When I've shared these observations with brokers trying to sell me pod boats, they say, "Impossible! There must have been other damage, such as a complete hull breach." If it was one isolated case I could completely understand, but three similar incidents? (I would also think a catastrophic hull breach might result in something worse than hydro-locking the engines).
Again, your mileage may vary. There are probably many people out there very happy with their pod drives for their use. I guess I'm just too old-school. I like to be able to survive (and hopefully get to safety under my own power) in most scenarios.
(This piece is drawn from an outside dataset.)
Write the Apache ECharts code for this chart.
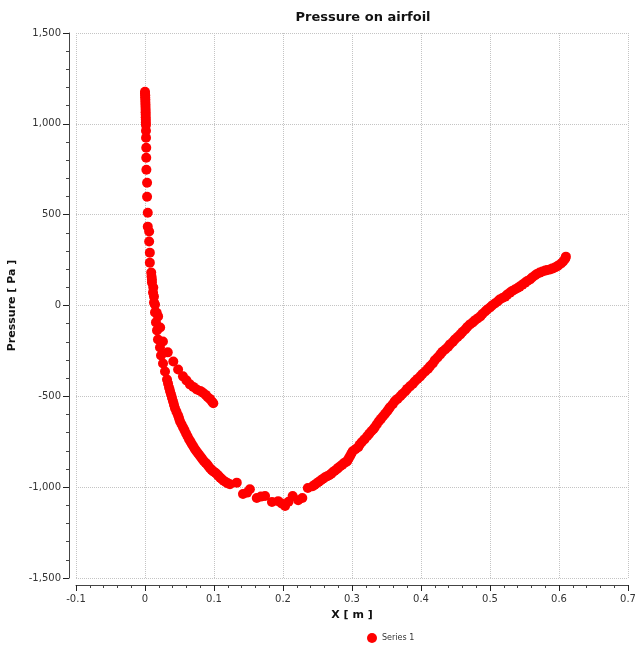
<!DOCTYPE html>
<html>
<head>
<meta charset="utf-8">
<script src="https://cdn.jsdelivr.net/npm/echarts@6/dist/echarts.min.js"></script>
<style>
html,body{margin:0;padding:0;background:#fff;}
#chart{width:640px;height:646px;}
</style>
</head>
<body>
<div id="chart"></div>
<script>
// Stagnation region (shared start of both surfaces): [x (m), pressure (Pa)]
var stagnationPts = [
  [0.000,1176],[0.000,1168],[0.0003,1158],[0.0003,1146],[0.0005,1134],[0.0005,1120],
  [0.0007,1106],[0.0007,1092],[0.0009,1078],[0.0009,1064],[0.001,1050],[0.001,1036],
  [0.0012,1022],[0.0012,1008],[0.0014,994],[0.0014,962],[0.0015,923],[0.0018,868],
  [0.0018,813],[0.002,747],[0.003,676],[0.003,599],[0.004,511],[0.004,434],
  [0.006,407],[0.006,352],[0.007,291],[0.007,236],[0.009,181],[0.0095,160]
];
// Short branch ending near x = 0.1
var shortBranch = [
  [0.010,143],[0.012,99],[0.013,49],[0.0145,5],[0.017,-40],[0.019,-60],[0.022,-121],
  [0.026,-198],[0.033,-258],[0.041,-308],[0.048,-352],[0.055,-390],[0.060,-412],
  [0.065,-434],[0.070,-448],[0.075,-462],[0.080,-470],[0.084,-480],[0.088,-492],
  [0.091,-505],[0.094,-514],[0.097,-528],[0.099,-538]
];
// Long branch to the trailing edge
var longBranch = [
  [0.0101,126],[0.0116,71],[0.0130,16],[0.0145,-38],[0.0159,-93],[0.0174,-137],
  [0.0188,-187],[0.0217,-231],[0.0232,-275],[0.0261,-319],[0.0290,-363],[0.0319,-407],
  [0.0334,-429],[0.0348,-451],[0.0362,-470],[0.0377,-489],[0.0391,-508],[0.0406,-527],
  [0.042,-546],[0.0435,-566],[0.0456,-585],[0.0478,-604],[0.0493,-620],[0.0507,-637],
  [0.0529,-654],[0.0551,-670],[0.0572,-686],[0.0594,-703],[0.0616,-720],[0.0638,-736],
  [0.066,-750],[0.0681,-764],[0.0703,-778],[0.0725,-791],[0.0746,-802],[0.0768,-813],
  [0.079,-824],[0.0812,-835],[0.0833,-846],[0.0855,-857],[0.0877,-866],[0.0899,-874],
  [0.092,-885],[0.0942,-896],[0.0964,-904],[0.0986,-912],[0.1008,-918],[0.1029,-923],
  [0.105,-932],[0.1072,-940],[0.109,-948],[0.1116,-956],[0.114,-965],[0.1174,-973],
  [0.120,-979],[0.1232,-984],[0.133,-975],[0.142,-1038],
  [0.148,-1030],[0.152,-1011],[0.162,-1060],[0.168,-1052],[0.174,-1049],[0.184,-1082],
  [0.193,-1077],[0.198,-1090],[0.203,-1104],[0.208,-1080],[0.214,-1049],[0.222,-1072],
  [0.228,-1060],[0.236,-1005],[0.243,-995],[0.246,-987],[0.249,-978],[0.252,-970],
  [0.255,-962],[0.258,-954],[0.261,-945],[0.264,-940],[0.267,-934],[0.270,-926],
  [0.272,-918],[0.275,-910],[0.278,-901],[0.280,-893],[0.283,-885],[0.286,-877],
  [0.288,-868],[0.291,-862],[0.293,-857],[0.295,-844],[0.297,-830],[0.299,-816],
  [0.301,-802],[0.305,-791],[0.309,-780],[0.311,-767],[0.314,-753],[0.318,-737],
  [0.322,-720],[0.325,-706],[0.328,-692],[0.331,-681],[0.333,-670],[0.336,-654],
  [0.339,-637],[0.342,-624],[0.345,-610],[0.348,-596],[0.351,-582],[0.353,-571],
  [0.355,-560],[0.359,-544],[0.362,-527],[0.366,-514],[0.370,-500],[0.373,-487],
  [0.377,-473],[0.380,-459],[0.384,-445],[0.388,-432],[0.391,-418],[0.395,-404],
  [0.399,-390],[0.402,-377],[0.406,-363],[0.410,-349],[0.413,-335],[0.417,-319],
  [0.420,-302],[0.424,-286],[0.428,-269],[0.431,-255],[0.435,-242],[0.439,-228],
  [0.442,-214],[0.446,-201],[0.449,-187],[0.453,-173],[0.457,-159],[0.460,-146],
  [0.464,-132],[0.467,-118],[0.471,-104],[0.475,-93],[0.478,-82],[0.482,-71],
  [0.486,-60],[0.489,-47],[0.493,-33],[0.496,-22],[0.500,-11],[0.503,0],[0.507,11],
  [0.511,22],[0.514,33],[0.518,41],[0.522,49],[0.525,60],[0.529,71],[0.532,80],
  [0.536,88],[0.540,96],[0.543,104],[0.547,115],[0.551,126],[0.554,135],[0.558,143],
  [0.561,154],[0.565,165],[0.568,173],[0.572,181],[0.576,187],[0.580,192],[0.583,195],
  [0.587,198],[0.590,203],[0.594,209],[0.597,215],[0.599,220],[0.603,231],[0.606,242],
  [0.609,258],[0.610,269]
];
var xTicks = {min:-0.1, max:0.7, interval:0.1};
var yTicks = {min:-1500, max:1500, interval:500};
var seriesName = 'Series 1';

var allPts = stagnationPts.concat(shortBranch, longBranch);
var chart = echarts.init(document.getElementById('chart'), null, {renderer:'canvas'});
var font = 'DejaVu Sans';
chart.setOption({
  animation:false,
  backgroundColor:'#ffffff',
  title:{
    text:'Pressure on airfoil', left:358, top:6, textAlign:'center',
    textStyle:{fontFamily:font, fontSize:13, fontWeight:'bold', color:'#111'}
  },
  legend:{
    data:[{name:seriesName, icon:'circle'}], top:628, left:362, textAlign:'center',
    itemWidth:10, itemHeight:10, itemGap:6,
    textStyle:{fontFamily:font, fontSize:8, color:'#333'}
  },
  grid:{left:76, right:12, top:33, bottom:68, containLabel:false, outerBoundsMode:'none'},
  xAxis:{
    type:'value', min:xTicks.min, max:xTicks.max, interval:xTicks.interval,
    offset:7,
    name:'X [ m ]', nameLocation:'middle', nameGap:25,
    nameTextStyle:{fontFamily:font, fontSize:11, fontWeight:'bold', color:'#111'},
    axisLine:{show:true, onZero:false, lineStyle:{color:'#444', width:1}},
    axisTick:{show:true, inside:false, length:6, lineStyle:{color:'#222'}},
    minorTick:{show:true, splitNumber:5, length:3, lineStyle:{color:'#444'}},
    axisLabel:{fontFamily:font, fontSize:10, color:'#333', margin:9,
      formatter:function(v){return String(Math.round(v*10)/10);}},
    splitLine:{show:true, lineStyle:{color:'#c4c4c4', type:'dotted', width:1}}
  },
  yAxis:{
    type:'value', min:yTicks.min, max:yTicks.max, interval:yTicks.interval,
    offset:7,
    name:'Pressure [ Pa ]', nameLocation:'middle', nameGap:48, nameRotate:90,
    nameTextStyle:{fontFamily:font, fontSize:11, fontWeight:'bold', color:'#111'},
    axisLine:{show:true, onZero:false, lineStyle:{color:'#444', width:1}},
    axisTick:{show:true, inside:false, length:6, lineStyle:{color:'#222'}},
    minorTick:{show:true, splitNumber:5, length:3, lineStyle:{color:'#444'}},
    axisLabel:{fontFamily:font, fontSize:10, color:'#333', margin:8,
      formatter:function(v){return v.toLocaleString('en-US');}},
    splitLine:{show:true, lineStyle:{color:'#c4c4c4', type:'dotted', width:1}}
  },
  series:[{
    name:seriesName, type:'scatter', data:allPts,
    symbol:'circle', symbolSize:10,
    itemStyle:{color:'#ff0000', opacity:1}
  }]
});
</script>
</body>
</html>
For my peace of mind, there's nothing like a full keel and protected running gear.
My own true story: about 20 years ago, my wife and I were looking at a new American Tug 34. We took it for a sea trial, my wife took the helm - and ran hard aground on a sand bar at 15 knots. Absolutely nothing happened. The dealer chuckled, put it in reverse, we backed off, and went on our way (we bought that very boat and enjoyed it for years, I still regret selling it).
I can't help but wonder how that incident would have turned out with pod drives. It probably wouldn't have gone as painlessly and easily as it did with the American Tug.